We are all custodians of the world’s waters

Reports show that the Gulf's marine life is in grave peril. Now is the time for action

Baskets of fresh caught hammour, sherry and zeradi fish are brought in to Dalma Island. Amy Leang/The National
Baskets of fresh caught hammour, sherry and zeradi fish are brought in to Dalma Island. Amy Leang/The National

Unless we encounter them on a plate, for most of us the myriad species of fish to be found in the waters of the Gulf are out of sight and out of mind. That’s an attitude that must change if dozens of once-common species are to be saved from extinction. Over the past year, a series of studies have revealed that a number of factors, from coastal development and increasing salinity to rising water temperatures and over-fishing, are playing havoc with the balance of marine life in the Gulf.

The latest study, the Fisheries Resources Assessment Survey by the Environment Agency – Abu Dhabi, reveals that three of the most commonly eaten species of fish have been all but wiped out. Direct blame for the perilous position of the “severely overexploited” sheri (rabbit fish) hammour (grouper) and farsh (painted sweetlips) is laid at the door of the country’s fishermen, accused of over-zealous and illegal fishing practices. Laws are in place to curb over-fishing, including a ban on catching fish during breeding season and strictures on the type and size of nets, but clearly these aren’t sufficiently effective – a snap inspection in Abu Dhabi last year found 70 per cent of nets were illegal. Tough laws must be stringently enforced.

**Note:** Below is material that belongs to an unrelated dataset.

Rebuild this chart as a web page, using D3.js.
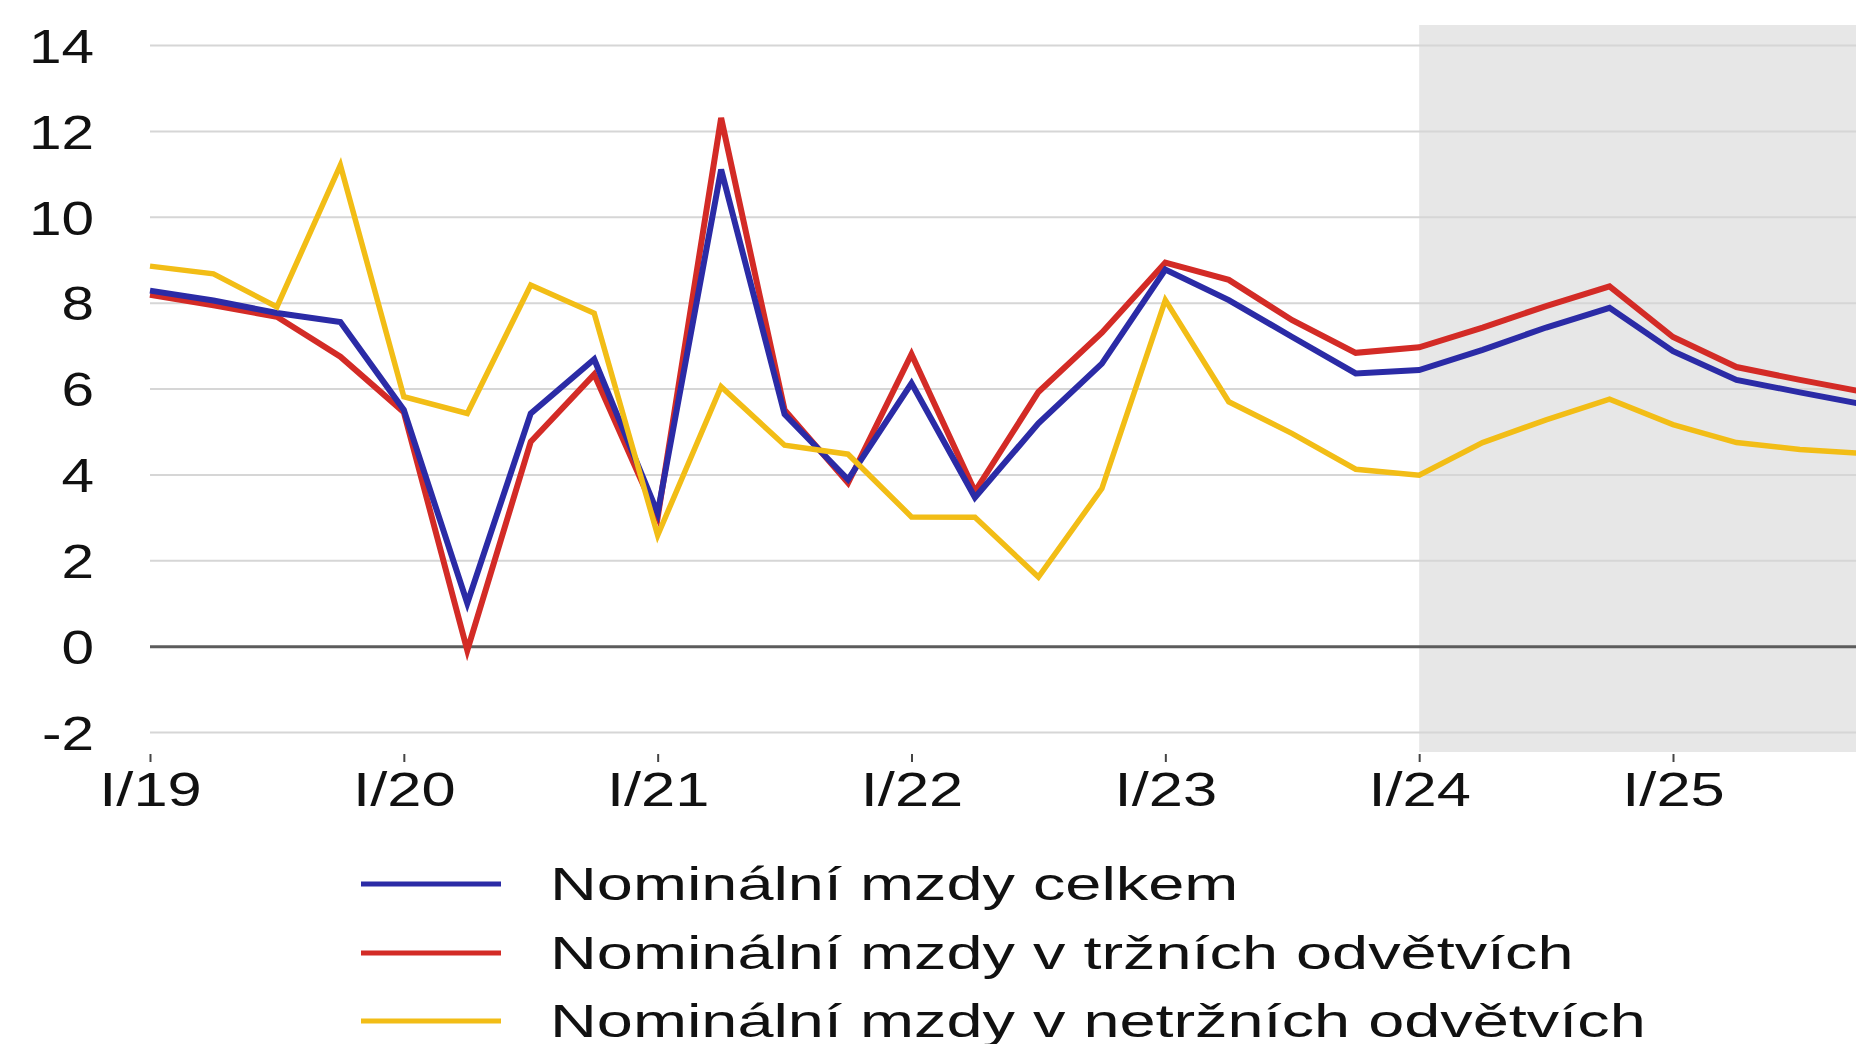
<!DOCTYPE html>
<html>
<head>
  <meta charset="utf-8">
  <title>Nominální mzdy</title>
  <script src="https://d3js.org/d3.v7.min.js"></script>
  <style>
    body { margin: 0; background: #fff; }
    text { font-family: "Liberation Sans", Arial, sans-serif; fill: #111; }
  </style>
</head>
<body>
  <svg id="chart"></svg>

  <script>
    // quarters I/19 .. IV/25
    const quarters = [
      "I/19", "II/19", "III/19", "IV/19",
      "I/20", "II/20", "III/20", "IV/20",
      "I/21", "II/21", "III/21", "IV/21",
      "I/22", "II/22", "III/22", "IV/22",
      "I/23", "II/23", "III/23", "IV/23",
      "I/24", "II/24", "III/24", "IV/24",
      "I/25", "II/25", "III/25", "IV/25"
    ];
    const yearTicks = ["I/19", "I/20", "I/21", "I/22", "I/23", "I/24", "I/25"];
    const yTicks = [-2, 0, 2, 4, 6, 8, 10, 12, 14];
    const forecastStart = "I/24";

    const celkem = [
      8.28, 8.05, 7.76, 7.55,
      5.5, 1.0, 5.42, 6.68,
      3.1, 11.1, 5.4, 3.88,
      6.12, 3.46, 5.19, 6.58,
      8.77, 8.06, 7.2, 6.35,
      6.43, 6.9, 7.42, 7.88,
      6.87, 6.2, 5.91, 5.63
    ];
    const trzni = [
      8.18, 7.94, 7.67, 6.74,
      5.45, -0.1, 4.76, 6.33,
      3.0, 12.3, 5.5, 3.8,
      6.8, 3.6, 5.92, 7.3,
      8.93, 8.53, 7.59, 6.83,
      6.96, 7.42, 7.92, 8.38,
      7.2, 6.5, 6.2, 5.92
    ];
    const netrzni = [
      8.85, 8.67, 7.9, 11.2,
      5.81, 5.42, 8.41, 7.75,
      2.58, 6.04, 4.68, 4.47,
      3.01, 3.0, 1.61, 3.67,
      8.06, 5.69, 4.95, 4.12,
      3.98, 4.74, 5.27, 5.75,
      5.16, 4.74, 4.58, 4.49
    ];

    const seriesNames = [
      "Nominální mzdy celkem",
      "Nominální mzdy v tržních odvětvích",
      "Nominální mzdy v netržních odvětvích"
    ];
    const seriesColors = ["#2b2ba6", "#d32b26", "#f2bd16"];

    const width = 1856;
    const height = 1044;
    // text in the picture is stretched sideways
    const stretchY = 1.22;
    const stretchX = 1.28;
    const stretchLegend = 1.41;

    const svg = d3.select("#chart")
      .attr("width", width)
      .attr("height", height);

    const step = (1673 - 150) / 24;
    const x = d3.scalePoint()
      .domain(quarters)
      .range([150, 150 + step * (quarters.length - 1)]);

    const y = d3.scaleLinear()
      .domain([-2, 14])
      .range([732, 45]);

    // shaded forecast area
    svg.append("rect")
      .attr("x", x(forecastStart))
      .attr("y", 25)
      .attr("width", width - x(forecastStart))
      .attr("height", 752 - 25)
      .attr("fill", "#e7e7e7");

    // y axis + gridlines
    const yAxis = svg.append("g")
      .attr("transform", "translate(150,0)")
      .call(d3.axisLeft(y).tickValues(yTicks).tickSize(-(width - 150)).tickFormat(d => String(d)));
    yAxis.select(".domain").remove();
    yAxis.selectAll("line")
      .attr("stroke", d => d === 0 ? "#5c5c5c" : "#d6d6d6")
      .attr("stroke-width", d => d === 0 ? 3 : 2);
    yAxis.selectAll("text")
      .attr("x", -56 / stretchY)
      .attr("dy", "0.36em")
      .attr("transform", `scale(${stretchY},1)`)
      .style("font-size", "48px")
      .attr("fill", "#111");

    // lines
    const line = d3.line()
      .x((d, i) => x(quarters[i]))
      .y(d => y(d));

    const series = [
      { values: trzni, color: seriesColors[1], w: 6 },
      { values: celkem, color: seriesColors[0], w: 6 },
      { values: netrzni, color: seriesColors[2], w: 5.5 }
    ];
    svg.append("g")
      .selectAll("path")
      .data(series)
      .join("path")
      .attr("d", s => line(s.values))
      .attr("fill", "none")
      .attr("stroke", s => s.color)
      .attr("stroke-width", s => s.w)
      .attr("stroke-linejoin", "miter");

    // x axis
    const xAxis = svg.append("g")
      .attr("transform", "translate(0,754)")
      .call(d3.axisBottom(x).tickValues(yearTicks).tickSize(8));
    xAxis.select(".domain").remove();
    xAxis.selectAll("line").attr("stroke", "#444").attr("stroke-width", 2);
    xAxis.selectAll("text")
      .attr("y", 52)
      .attr("dy", 0)
      .attr("transform", `scale(${stretchX},1)`)
      .style("font-size", "48px")
      .attr("fill", "#111");

    // legend
    const legendY = [884, 953, 1021];
    const legend = svg.append("g");
    seriesNames.forEach((name, i) => {
      legend.append("line")
        .attr("x1", 361).attr("x2", 501)
        .attr("y1", legendY[i]).attr("y2", legendY[i])
        .attr("stroke", seriesColors[i])
        .attr("stroke-width", 5);
      legend.append("text")
        .attr("transform", `translate(550,${legendY[i] + 16}) scale(${stretchLegend},1)`)
        .style("font-size", "46px")
        .text(name);
    });
  </script>
</body>
</html>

Better education of fishermen must also play a part. A socioeconomic study by the Ministry of Climate Change and Environment, examining the practices and ecological understanding of hundreds of boat owners and crews, is a step in the right direction. But fishermen, pursuing an honourable trade that their forefathers practised for generations before them, are not solely accountable for this conservation emergency. In targeting certain species, they are merely responding to demand.

As anyone who has paid a pre-dawn visit to Abu Dhabi’s Al Mina fish market or the new Waterfront Market in Dubai knows, the Gulf is full of alternative species. It is up to us, as consumers, to demand other options. Hotels and restaurants should use their culinary expertise to entice customers to try new species. Indeed, as taste leaders, they should commit to using only sustainable fish. The sea and its bounty is, as it has always been, a vital resource for the UAE.

In the years before oil, fishing was the key to a tough but sustainable existence. Today the waters of the Gulf remain a vital source of food for the UAE. It is everyone’s business to ensure that it is nurtured, not only to preserve a vital resource and the livelihoods of the UAE’s fishermen, but to meet our responsibilities as guardians of the environment for future generations.